Why this season feels worth comparing

This Arsenal team does not play in exactly the same way, and it does not need to. The Premier League is different now. Matches are more tactical, squad depth matters more and the margin for error is smaller. Winning the title in the modern game requires more than rhythm and flair. It demands structure, control and consistency over a long period.

That is where this side has impressed.

Rather than relying purely on moments, Arsenal have looked organised and disciplined for most of the campaign. They have defended with authority, handled pressure better than in some previous title races and shown a stronger ability to manage matches when the stakes rise.

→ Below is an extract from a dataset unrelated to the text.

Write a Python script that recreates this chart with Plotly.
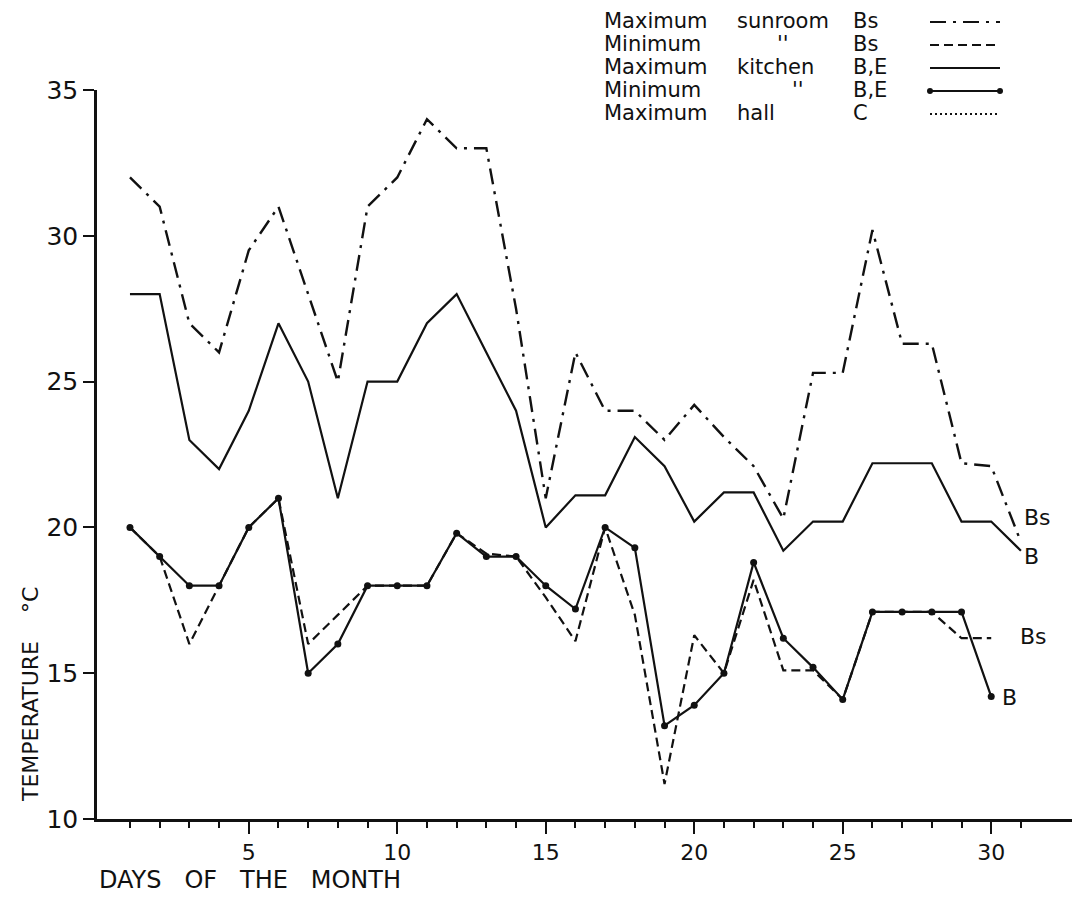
import plotly.graph_objects as go

# ---------------- data ----------------
days = list(range(1, 32))
days30 = list(range(1, 31))

sunroom_max = [32, 31, 27, 26, 29.5, 31, 28, 25, 31, 32, 34, 33, 33, 27.5, 21, 26,
               24, 24, 23, 24.2, 23.1, 22.1, 20.3, 25.3, 25.3, 30.2, 26.3, 26.3,
               22.2, 22.1, 19.5]
sunroom_min = [20, 19, 16, 18, 20, 21, 16, 17, 18, 18, 18, 19.8, 19.1, 19, 17.6, 16.1,
               20, 17, 11.2, 16.3, 15, 18.2, 15.1, 15.1, 14.1, 17.1, 17.1, 17.1,
               16.2, 16.2]
kitchen_max = [28, 28, 23, 22, 24, 27, 25, 21, 25, 25, 27, 28, 26, 24, 20, 21.1,
               21.1, 23.1, 22.1, 20.2, 21.2, 21.2, 19.2, 20.2, 20.2, 22.2, 22.2, 22.2,
               20.2, 20.2, 19.2]
kitchen_min = [20, 19, 18, 18, 20, 21, 15, 16, 18, 18, 18, 19.8, 19, 19, 18, 17.2,
               20, 19.3, 13.2, 13.9, 15, 18.8, 16.2, 15.2, 14.1, 17.1, 17.1, 17.1,
               17.1, 14.2]

y_ticks = [10, 15, 20, 25, 30, 35]
x_ticks = [5, 10, 15, 20, 25, 30]

legend_rows = [
    ("Maximum", "sunroom", "Bs"),
    ("Minimum", "''", "Bs"),
    ("Maximum", "kitchen", "B,E"),
    ("Minimum", "''", "B,E"),
    ("Maximum", "hall", "C"),
]

# ---------------- styles ----------------
FONT = "DejaVu Sans"
INK = "#111111"
DASHDOT = "16px,7px,3px,7px"
DASHED = "9px,5px"
DOTTED = "2px,3px"

W, H = 1072, 901
PL, PR, PT, PB = 97, 1072, 90, 819


def px(x):
    return (x - PL) / (PR - PL)


def py(y):
    return (PB - y) / (PB - PT)


fig = go.Figure()

fig.add_trace(go.Scatter(x=days, y=sunroom_max, mode="lines",
                         line=dict(color=INK, width=2.4, dash=DASHDOT),
                         name="Maximum sunroom Bs", showlegend=False))
fig.add_trace(go.Scatter(x=days30, y=sunroom_min, mode="lines",
                         line=dict(color=INK, width=2.2, dash=DASHED),
                         name="Minimum sunroom Bs", showlegend=False))
fig.add_trace(go.Scatter(x=days, y=kitchen_max, mode="lines",
                         line=dict(color=INK, width=2.2),
                         name="Maximum kitchen B,E", showlegend=False))
fig.add_trace(go.Scatter(x=days30, y=kitchen_min, mode="lines+markers",
                         line=dict(color=INK, width=2.2),
                         marker=dict(color=INK, size=7),
                         name="Minimum kitchen B,E", showlegend=False))

annotations = []
shapes = []

# line end labels
end_labels = [
    (31.05, 20.35, "Bs"),
    (31.05, 19.0, "B"),
    (30.9, 16.25, "Bs"),
    (30.3, 14.15, "B"),
]
for x, y, t in end_labels:
    annotations.append(dict(x=x, y=y, xref="x", yref="y", text=t, showarrow=False,
                            xanchor="left", yanchor="middle",
                            font=dict(family=FONT, size=22, color=INK)))

# custom legend (text left, sample right)
row_y = [21, 44, 67, 90, 113]
col_x = [602, 735, 851]
ditto_x = {1: 775, 3: 790}
for i, (a, b, c) in enumerate(legend_rows):
    yy = py(row_y[i])
    for j, t in enumerate((a, b, c)):
        xx = col_x[j]
        if j == 1 and t == "''":
            xx = ditto_x[i]
        annotations.append(dict(x=px(xx), y=yy, xref="paper", yref="paper", text=t,
                                showarrow=False, xanchor="left", yanchor="middle",
                                font=dict(family=FONT, size=21, color=INK)))

sample_styles = [
    dict(dash=DASHDOT, dots=False),
    dict(dash=DASHED, dots=False),
    dict(dash="solid", dots=False),
    dict(dash="solid", dots=True),
    dict(dash=DOTTED, dots=False),
]
sx0, sx1 = 930, 1000
for i, st in enumerate(sample_styles):
    yy = py(row_y[i] + 1)
    shapes.append(dict(type="line", xref="paper", yref="paper",
                       x0=px(sx0), x1=px(sx1), y0=yy, y1=yy,
                       line=dict(color=INK, width=2, dash=st["dash"])))
    if st["dots"]:
        for cx in (sx0, sx1):
            shapes.append(dict(type="circle", xref="paper", yref="paper",
                               x0=px(cx - 3), x1=px(cx + 3),
                               y0=py(row_y[i] + 4), y1=py(row_y[i] - 2),
                               fillcolor=INK, line=dict(color=INK, width=0)))

# axis titles
annotations.append(dict(x=px(97), y=py(880), xref="paper", yref="paper",
                        text="DAYS\u00a0\u00a0 OF\u00a0\u00a0 THE\u00a0\u00a0 MONTH",
                        showarrow=False, xanchor="left", yanchor="middle",
                        font=dict(family=FONT, size=24, color=INK)))
annotations.append(dict(x=px(30), y=py(695), xref="paper", yref="paper",
                        text="TEMPERATURE\u00a0\u00a0\u00a0 \u00b0C", textangle=-90,
                        showarrow=False, xanchor="center", yanchor="middle",
                        font=dict(family=FONT, size=22, color=INK)))

fig.update_layout(
    width=W, height=H,
    margin=dict(l=PL, r=W - PR, t=PT, b=H - PB, pad=0),
    paper_bgcolor="white", plot_bgcolor="white",
    showlegend=False,
    annotations=annotations,
    shapes=shapes,
    font=dict(family=FONT, color=INK),
)

fig.update_xaxes(
    range=[-0.11, 32.72], showgrid=False, zeroline=False,
    showline=True, linecolor=INK, linewidth=2.5,
    tickmode="array", tickvals=x_ticks, ticktext=[str(v) for v in x_ticks],
    ticks="outside", ticklen=12, tickwidth=2, tickcolor=INK,
    tickfont=dict(family=FONT, size=22, color=INK),
    minor=dict(tickmode="array", tickvals=days, ticks="outside", ticklen=6,
               tickwidth=2, tickcolor=INK, showgrid=False),
)
fig.update_yaxes(
    range=[10, 35], showgrid=False, zeroline=False,
    showline=True, linecolor=INK, linewidth=2.5,
    tickmode="array", tickvals=y_ticks, ticktext=[str(v) for v in y_ticks],
    ticks="outside", ticklen=11, tickwidth=2, tickcolor=INK,
    tickfont=dict(family=FONT, size=25, color=INK),
)

fig.write_html("out.html")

That may be the clearest sign of progress. Teams do not stay in the title conversation by accident at this stage of a season. They do it by collecting points when performances are not perfect, by avoiding emotional swings and by building trust in the system.

The major difference between Wenger’s champions and the current side

The Arsenal team of 2003–04 was driven by iconic individuals at their peak. Thierry Henry could decide games on his own. Patrick Vieira set the tone physically and mentally. Robert Pires and Dennis Bergkamp brought intelligence and composure in the final third. It was a side with world-class talent and the experience to use it.

The current Arsenal side is built differently. It feels more collective, more measured and more reflective of the modern game. Its strength lies less in one or two unstoppable figures and more in its overall balance. There is greater emphasis on defensive shape, pressing structure and controlling territory.

That does not make it lesser. It makes it different.

In fact, one of the most encouraging signs for Arsenal is that this team does not look dependent on nostalgia or style points. It looks like a side trying to win the league in the conditions of today’s Premier League, not recreate the past.

Why the pressure is greater now

When Arsenal won the title in 2003–04, they were confirming themselves as the best team in the country. If they win it now, the meaning will feel different.

This time, it would end a long wait. It would validate years of rebuilding. It would also silence the idea that Arsenal can compete well over long stretches without finishing the job.

That is why every late-season result feels heavier than it otherwise might. The pressure surrounding Arsenal now is not only about the table. It is about history, expectation and the knowledge that opportunities like this are never guaranteed to return.

For supporters, that creates a different emotional climate from the one that surrounded Wenger’s great side. Back then, Arsenal were operating from a position of established strength. Now, they are trying to complete a return.

What links both teams

The strongest link between Arsenal’s last title winners and the current side is not style, profile or even personnel. It is maturity.

The 2003–04 team had complete belief in itself. It knew how to respond to pressure, how to ride difficult moments and how to keep moving when the season tightened. The current team has shown more of those qualities than some of its recent predecessors.

There is more calm in its play. More patience in big moments. More evidence that players understand how title races are won: not through emotion alone, but through control, discipline and consistency.

That does not mean this side has already earned the same status. It means it is showing some of the same underlying traits that serious champions need.

The bigger picture for Arsenal

Whether Arsenal go on to win the title or not, this season has already shifted the tone of the conversation around the club. Arsenal are no longer being framed simply as a talented team with potential. They are being measured against the last Arsenal side that actually won the league.

That is a sign of progress in itself.

The Invincibles will always stand apart because of what they achieved. No modern Arsenal team needs to copy them exactly. But if this side can finish strongly, handle the pressure of the run-in and turn promise into a title, it will have made its own case for lasting relevance.

And that is why the comparison matters. It is not really about reliving 2003–04. It is about understanding how close Arsenal are to writing a significant chapter of their own.